Emerge dalla sentenza impugnata che la parte offesa riconobbero le parti del motorino sottratto una volta montate sul motorino dell’ I.N. per un segnale sul parabrezza e che ricevette l’offerta di poter riavere il suo motorino pagando Euro 750 e poi fu minacciato ed anche percosso onde ottenere la somma. Del tutto logicamente la Corte territoriale ha inferito che gli imputati F. ed I.N. erano entrati in possesso non solo delle parti montate sul motorino del secondo, ma – a monte – del mezzo, altrimenti non avrebbero potuto usarne dei pezzi e comunque non avrebbero offerto il recupero dello stesso. Non vi è stata pertanto alcuna immutazione del fatto e la motivazione appare congrua e logicamente coerente essendo la ricostruzione offerta coerente con i fatti e con la testimonianza delle parti offese. Le censure sono di mero fatto ed hanno come presupposto che sia stato offerto l’acquisto lecito alla parte offesa di parti di un motorino che non può essere accolto per quanto già detto e per essere in plateale contrasto con le aggressioni subite dai C.. La finalità estorsiva appare univocamente dimostrata dalla dinamica dei fatti, dalle minacce e dalle percosse ricevute dalla parte offesa per costringerlo a pagare per riavere un suo bene. Nel ricorso si presenta una nebulosa ricostruzione " alternativa" dell’accaduto che non offre alcuna plausibile spiegazione delle lesioni inferte alle parti offese.
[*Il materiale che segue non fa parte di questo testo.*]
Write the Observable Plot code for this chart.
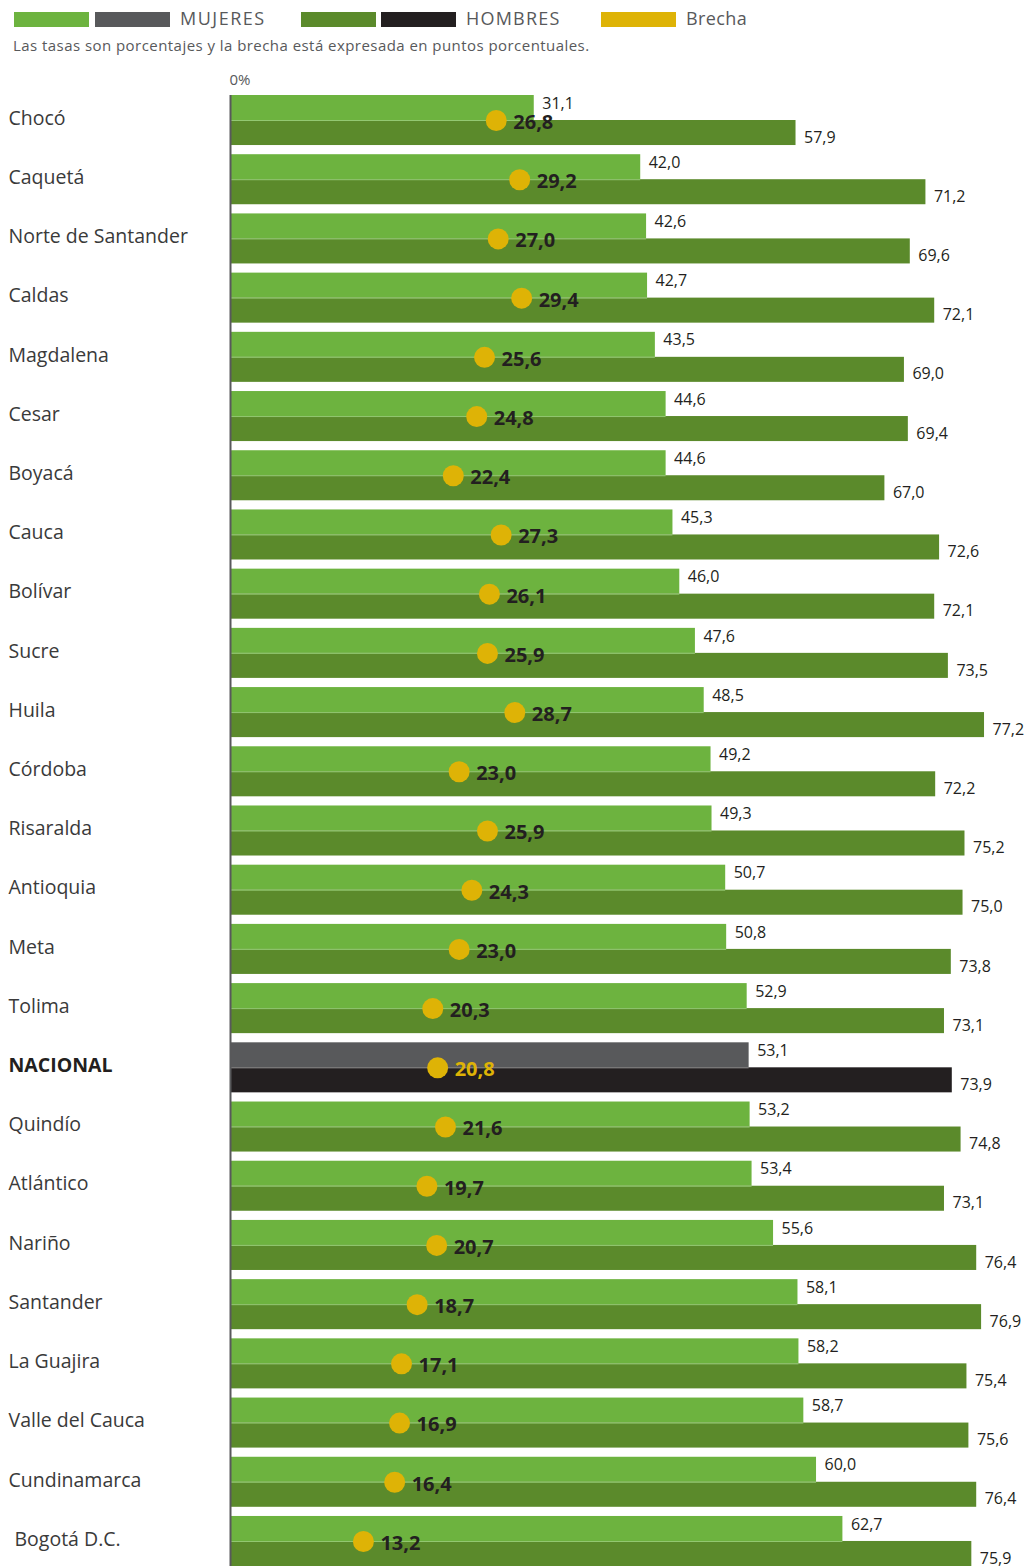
<!DOCTYPE html>
<html>
<head>
<meta charset="utf-8">
<script src="https://cdn.jsdelivr.net/npm/d3@7"></script>
<script src="https://cdn.jsdelivr.net/npm/@observablehq/plot@0.6"></script>
<style>
  body { margin: 0; background: #fff; font-family: "Open Sans", sans-serif; }
  #head { position: relative; height: 62px; width: 1027px; }
  .sw { position: absolute; top: 12px; height: 15px; width: 75px; }
  .lt { position: absolute; top: 7px; font-size: 18px; color: #58595b; line-height: 22px; }
  #sub { position: absolute; left: 13px; top: 35px; font-size: 15px; letter-spacing: 0.45px; color: #58595b; line-height: 20px; }
  #chart { width: 1027px; height: 1504px; overflow: hidden; }
  #chart svg { display: block; }
</style>
</head>
<body>
<div id="head">
  <div class="sw" style="left:14px;background:#6db33f"></div>
  <div class="sw" style="left:95px;background:#58595b"></div>
  <div class="lt" style="left:180px;letter-spacing:1.5px">MUJERES</div>
  <div class="sw" style="left:301px;background:#5b8a2b"></div>
  <div class="sw" style="left:381px;background:#231f20"></div>
  <div class="lt" style="left:466px;letter-spacing:1.2px">HOMBRES</div>
  <div class="sw" style="left:601px;background:#deb306"></div>
  <div class="lt" style="left:686px;letter-spacing:0.4px">Brecha</div>
  <div id="sub">Las tasas son porcentajes y la brecha está expresada en puntos porcentuales.</div>
</div>
<div id="chart"></div>
<script>
const categorias = ["Chocó","Caquetá","Norte de Santander","Caldas","Magdalena","Cesar","Boyacá","Cauca","Bolívar","Sucre","Huila","Córdoba","Risaralda","Antioquia","Meta","Tolima","NACIONAL","Quindío","Atlántico","Nariño","Santander","La Guajira","Valle del Cauca","Cundinamarca","Bogotá D.C."];
const mujeres = [31.1,42.0,42.6,42.7,43.5,44.6,44.6,45.3,46.0,47.6,48.5,49.2,49.3,50.7,50.8,52.9,53.1,53.2,53.4,55.6,58.1,58.2,58.7,60.0,62.7];
const hombres = [57.9,71.2,69.6,72.1,69.0,69.4,67.0,72.6,72.1,73.5,77.2,72.2,75.2,75.0,73.8,73.1,73.9,74.8,73.1,76.4,76.9,75.4,75.6,76.4,75.9];
const brecha = [26.8,29.2,27.0,29.4,25.6,24.8,22.4,27.3,26.1,25.9,28.7,23.0,25.9,24.3,23.0,20.3,20.8,21.6,19.7,20.7,18.7,17.1,16.9,16.4,13.2];

const C = { muj: "#6db33f", mujNac: "#58595b", hom: "#5b8a2b", homNac: "#231f20", brecha: "#deb306", txt: "#231f20", lab: "#3a3a3a" };
const rows = categorias.map((c, i) => ({ c, m: mujeres[i], h: hombres[i], b: brecha[i], nac: c === "NACIONAL" }));
const fmt = v => d3.format(".1f")(v).replace(".", ",");
const reg = rows.filter(d => !d.nac), nac = rows.filter(d => d.nac);
const regA = reg.filter(d => d.c !== "Bogotá D.C."), regB = reg.filter(d => d.c === "Bogotá D.C.");

const labelOpts = { y: "c", text: "c", frameAnchor: "left", dy: -2, textAnchor: "start", fontSize: 19.5, fill: C.lab, letterSpacing: "0.6px" };

const plot = Plot.plot({
  width: 1027, height: 1504,
  marginLeft: 230, marginRight: 0, marginTop: 33, marginBottom: 0,
  x: { domain: [0, 81.6], axis: null },
  y: { domain: categorias, paddingInner: 0.155, paddingOuter: 0, round: false, axis: null },
  color: { type: "identity" },
  style: { fontFamily: "'Open Sans', sans-serif", background: "white", overflow: "visible" },
  marks: [
    Plot.barX(rows, { x: "m", y: "c", fill: d => d.nac ? C.mujNac : C.muj, insetBottom: 25 }),
    Plot.barX(rows, { x: "h", y: "c", fill: d => d.nac ? C.homNac : C.hom, insetTop: 25 }),
    Plot.ruleY(rows, { y: "c", x1: 0, x2: "m", stroke: d => d.nac ? "#8a8a8a" : "#93c872", strokeWidth: 1 }),
    Plot.ruleX([0], { stroke: "#58595b", strokeWidth: 2 }),
    Plot.text(rows, { x: "m", y: "c", text: d => fmt(d.m), dx: 8, dy: -17, textAnchor: "start", fontSize: 16, fill: C.txt }),
    Plot.text(rows, { x: "h", y: "c", text: d => fmt(d.h), dx: 8, dy: 17, textAnchor: "start", fontSize: 16, fill: C.txt }),
    Plot.dot(rows, { x: "b", y: "c", r: 10.5, dx: 4, fill: C.brecha, stroke: null }),
    Plot.text(reg, { x: "b", y: "c", text: d => fmt(d.b), dx: 21, dy: 2, textAnchor: "start", fontSize: 20, fontWeight: "bold", fill: C.txt }),
    Plot.text(nac, { x: "b", y: "c", text: d => fmt(d.b), dx: 21, dy: 2, textAnchor: "start", fontSize: 20, fontWeight: "bold", fill: C.brecha }),
    Plot.text(regA, { ...labelOpts, dx: -222 }),
    Plot.text(regB, { ...labelOpts, dx: -216 }),
    Plot.text(nac, { ...labelOpts, dx: -222, fontWeight: "bold", fill: C.txt, letterSpacing: "0.4px" }),
    Plot.text(["0%"], { frameAnchor: "top-left", dx: -1, dy: -21, textAnchor: "start", fontSize: 15, fill: "#58595b" })
  ]
});
document.getElementById("chart").appendChild(plot);
</script>
</body>
</html>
La posizione dell’ I.A. peraltro non viene affatto presa in considerazione.

Ai sensi dell’art. 616 c.p.p., con il provvedimento che dichiara inammissibili i ricorsi, gli imputati che li hanno proposti devono essere condannati al pagamento delle spese del procedimento, nonchè ciascuno- ravvisandosi profili di colpa nella determinazione della causa di inammissibilità – al pagamento a favore della Cassa delle ammende della somma di Euro mille, così equitativamente fissata in ragione dei motivi dedotti.

P.Q.M.

Dichiara inammissibili i ricorsi e condanna i ricorrenti al pagamento delle spese processuali e ciascuno al versamento di Euro mille alla Cassa delle ammende.

Testo non ufficiale. La sola stampa del bollettino ufficiale ha carattere legale.